Nightmares
and Dreamscapes
Stephen
King
I’m
pretty sure that i have written previously about my preference for
Stephen King’s short stories over his full-length
(and “length” is the operative term) novels; just in case, let me
now reiterate that as a short story writer he is almost without
parallel in the current crop of active and popular writers. He holds
his reader carefully, builds the plot and characters skilfully, and
lets the story develop to create the effect he wants which, being
King, is always some form of horror or fear. I find him much more
readable in the small doses (even in this very large [900+ page]

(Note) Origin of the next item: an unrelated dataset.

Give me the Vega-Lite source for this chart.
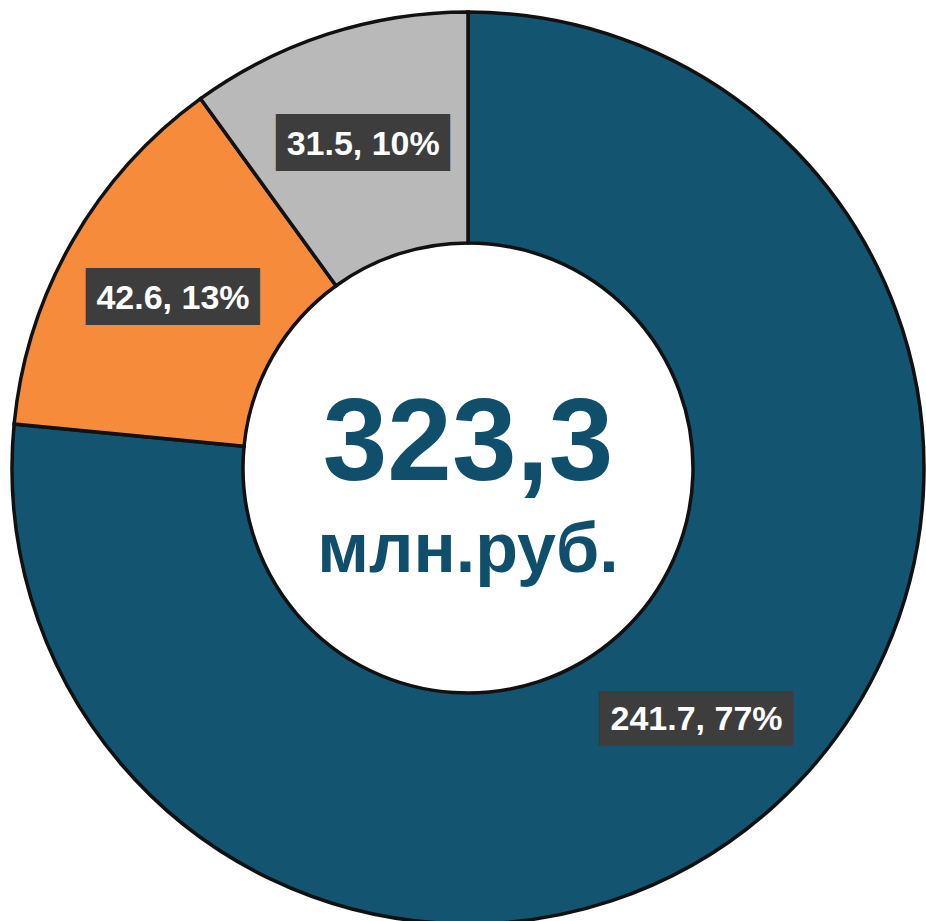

collection), than in the novels he manages to produce with such
enviable regularity. The only story in the collection, in fact,
which i did not enjoy as much as i would have liked is, funnily
enough, the one he identifies as his favourite, a parody of Raymond
Chandler given the special King twist, which for me simply doesn’t
work ~ perhaps because there are too many Chandler parodies already ~
and i found it dragging and wishing it would end. On the other hand,
one of my favourite pieces is a story told as a teleplay, apparently
written and planned that way from the beginning; it works, perhaps
even better than it would as a simple prose story, and had me chilled
and sad at the same time. Lastly, there is a lovely piece of
non-fiction writing, sports-writing, covering a Little League team’s
journey through the end of season playoffs, which King wrote apparently because his son was on the team; it scarcely fits the
title of the book (unless because their journey was a dream come true
for them), but i am delighted that it is included. In fact, i’m
lead to wonder, has he done more non-fiction?